The man they called Satan’s harbinger
Daniel Leeds arrived in the Province of West Jersey around 1677, a Quaker from England who settled in Burlington County and took up surveying and, before long, publishing. In 1687 he brought out one of the earliest almanacs printed in the American colonies, and that almanac is where his troubles started. Leeds filled it with the ordinary furniture of the genre, tide tables and planting dates, but also with Christian astrology, the influences of the planets and a good deal of cosmological and angelic speculation drawn from his reading of Renaissance occult philosophy.

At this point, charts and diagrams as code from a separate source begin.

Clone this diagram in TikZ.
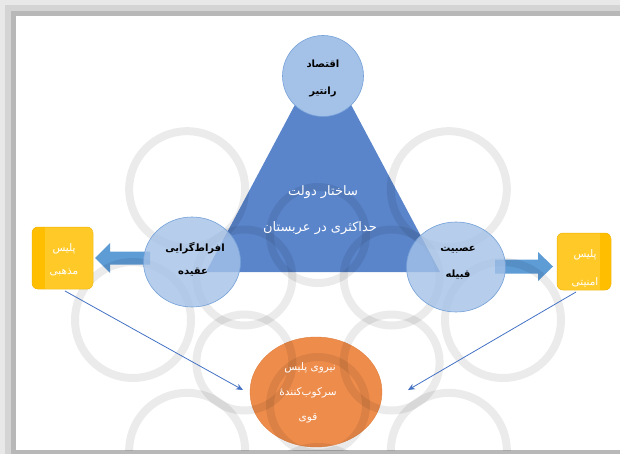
\documentclass[tikz,border=0pt]{standalone}
\usepackage{fontspec}
\newfontfamily\fa[Script=Arabic]{DejaVu Sans}
\TeXXeTstate=1
\usetikzlibrary{arrows.meta,shapes.geometric}
\definecolor{tri}{HTML}{5A85CB}
\definecolor{circfill}{HTML}{A4C2E8}
\definecolor{circline}{HTML}{74A0D8}
\definecolor{arrowblue}{HTML}{5E9CD6}
\definecolor{linkblue}{HTML}{4472C4}
\definecolor{boxlight}{HTML}{FFCA28}
\definecolor{boxdark}{HTML}{FFBE00}
\definecolor{boxline}{HTML}{F0B400}
\definecolor{orangefill}{HTML}{EE8C4B}
\definecolor{orangeline}{HTML}{E07F3E}
\tikzset{
  bubble/.style={ellipse, minimum width=#1, fill=circfill, fill opacity=0.8, draw=circline, line width=0.6pt},
  policebox/.style={rectangle, rounded corners=6pt, minimum width=60pt, minimum height=62pt, draw=boxline, line width=0.5pt},
  link/.style={draw=linkblue, line width=0.8pt, -{Stealth[length=7pt,width=6pt]}},
  wm/.style={draw=black, line width=8pt, opacity=0.08},
  txt/.style={align=center, font=\fa\bfseries\fontsize{10}{12}\selectfont},
  wtxt/.style={align=center, text=white, font=\fa\fontsize{10.5}{12}\selectfont},
}
\begin{document}
\begin{tikzpicture}[x=1pt,y=-1pt]
\useasboundingbox (0,0) rectangle (620,454);
% page and shadow border
\fill[white] (0,0) rectangle (620,454);
\fill[black!9] (0,0) rectangle (620,5);
\fill[black!17] (0,5) rectangle (620,11);
\fill[black!28] (0,11) rectangle (620,16);
\fill[black!9] (0,0) rectangle (5,454);
\fill[black!17] (5,11) rectangle (11,454);
\fill[black!28] (11,16) rectangle (16,454);
\fill[black!28] (16,450) rectangle (620,454);

% triangle
\coordinate (apex) at (323,52);
\coordinate (bl) at (206,272);
\coordinate (br) at (440,272);
\fill[tri] (apex) -- (bl) -- (br) -- cycle;

% thick arrows
\fill[arrowblue] (150,251.5) -- (110,251.5) -- (110,243) -- (95,258) -- (110,273) -- (110,264.5) -- (150,264.5) -- cycle;
\fill[arrowblue] (495,259.5) -- (538,259.5) -- (538,252) -- (553,266.5) -- (538,281) -- (538,273.5) -- (495,273.5) -- cycle;

% bottom ellipse
\node[ellipse, minimum width=132pt, minimum height=110pt, fill=orangefill, draw=orangeline, line width=0.4pt] (ell) at (316,392) {};

% watermark
\begin{scope}
\clip (16,16) rectangle (620,450);
\foreach \a in {0,60,...,300}
  \draw[wm] (318,320) ++(\a+30:85) circle[radius=48];
\foreach \a in {0,45,90,135,180,225,315}
  \draw[wm] (318,320) ++(\a:185) circle[radius=58];
\end{scope}

% circles
\node[bubble=81pt, minimum height=81pt, fill opacity=1] (top) at (323,76) {};
\node[bubble=97pt, minimum height=90pt] (left) at (192,262) {};
\node[bubble=99pt, minimum height=90pt] (right) at (456,267) {};

% boxes
\begin{scope}
\clip[rounded corners=6pt] (32,227) rectangle (93,289);
\fill[boxlight] (32,227) rectangle (93,289);
\fill[boxdark] (32,227) rectangle (45,289);
\end{scope}
\node[policebox, minimum width=61pt] (lbox) at (62.5,258) {};
\begin{scope}
\clip[rounded corners=6pt] (557,233) rectangle (611,290);
\fill[boxlight] (557,233) rectangle (611,290);
\fill[boxdark] (600,233) rectangle (611,290);
\end{scope}
\node[policebox, minimum width=54pt, minimum height=57pt] (rbox) at (584,261.5) {};

% connectors
\coordinate (lstart) at (65,291);
\coordinate (rstart) at (576,292);
\coordinate (lend) at (243,390);
\coordinate (rend) at (408,390);
\draw[link] (lstart) -- (lend);
\draw[link] (rstart) -- (rend);

% texts
\node[txt] (t1) at (323,64) {\beginR اقتصاد\endR};
\node[txt] (t2) at (323,92) {\beginR رانتیر\endR};
\node[wtxt, font=\fa\fontsize{13}{14}\selectfont] (t3) at (323,192) {\beginR ساختار دولت\endR};
\node[wtxt, font=\fa\fontsize{13}{14}\selectfont] (t4) at (320,228) {\beginR حداکثری در عربستان\endR};
\node[txt] (t5) at (195,248) {\beginR افراط‌گرایی\endR};
\node[txt] (t6) at (193,272) {\beginR عقیده\endR};
\node[txt] (t7) at (458,250) {\beginR عصبیت\endR};
\node[txt] (t8) at (458,275) {\beginR قبیله\endR};
\node[wtxt] (t9) at (64,249) {\beginR پلیس\endR};
\node[wtxt] (t10) at (64,272) {\beginR مذهبی\endR};
\node[wtxt] (t11) at (585,255) {\beginR پلیس\endR};
\node[wtxt] (t12) at (585,282) {\beginR امنیتی\endR};
\node[wtxt] (t13) at (310,368) {\beginR نیروی پلیس\endR};
\node[wtxt] (t14) at (308,393) {\beginR سرکوب‌کنندهٔ\endR};
\node[wtxt] (t15) at (308,418) {\beginR قوی\endR};
\end{tikzpicture}
\end{document}
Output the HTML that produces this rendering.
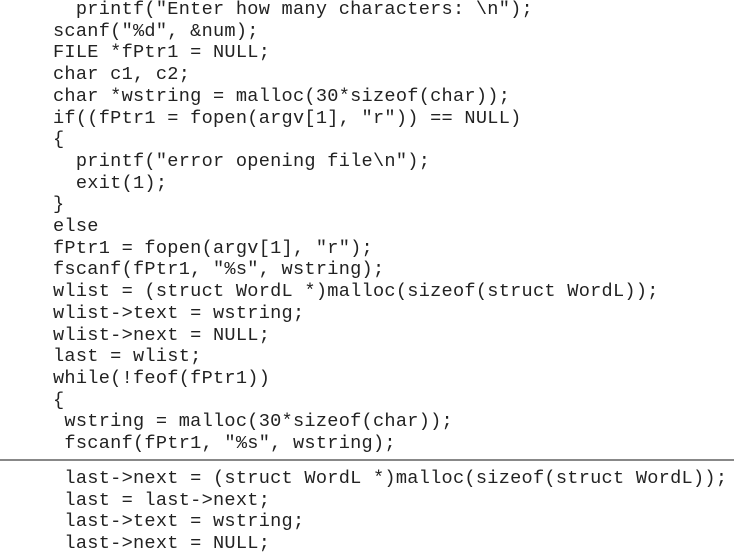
<!DOCTYPE html>
<html><head><style>
html,body{margin:0;padding:0;background:#fff;width:734px;height:558px;overflow:hidden;position:relative}
pre{position:absolute;left:53px;margin:0;font-family:"Liberation Mono",monospace;font-size:18.6px;letter-spacing:0.27px;line-height:21.7px;color:#222;white-space:pre}
#a{top:-1px}
#b{top:468px}
#sep{position:absolute;left:0;top:459px;width:734px;height:2px;background:#888}
</style></head><body>
<pre id="a">  printf("Enter how many characters: \n");
scanf("%d", &amp;num);
FILE *fPtr1 = NULL;
char c1, c2;
char *wstring = malloc(30*sizeof(char));
if((fPtr1 = fopen(argv[1], "r")) == NULL)
{
  printf("error opening file\n");
  exit(1);
}
else
fPtr1 = fopen(argv[1], "r");
fscanf(fPtr1, "%s", wstring);
wlist = (struct WordL *)malloc(sizeof(struct WordL));
wlist-&gt;text = wstring;
wlist-&gt;next = NULL;
last = wlist;
while(!feof(fPtr1))
{
 wstring = malloc(30*sizeof(char));
 fscanf(fPtr1, "%s", wstring);</pre>
<div id="sep"></div>
<pre id="b"> last-&gt;next = (struct WordL *)malloc(sizeof(struct WordL));
 last = last-&gt;next;
 last-&gt;text = wstring;
 last-&gt;next = NULL;</pre>
</body></html>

To the strict Quaker meeting at Philadelphia, this was intolerable. The Society of Friends of that generation distrusted astrology as a species of pagan divination, an attempt to read fates that belonged to God alone. The meeting condemned the almanac and had unsold copies suppressed. Leeds, humiliated, did not fold. He turned on his former community with the energy of a convert in reverse, publishing pamphlets that attacked leading Quakers by name, mocking their theology and their politics, and aligning himself with the Anglican and proprietary factions who were the meeting’s rivals for control of the colony.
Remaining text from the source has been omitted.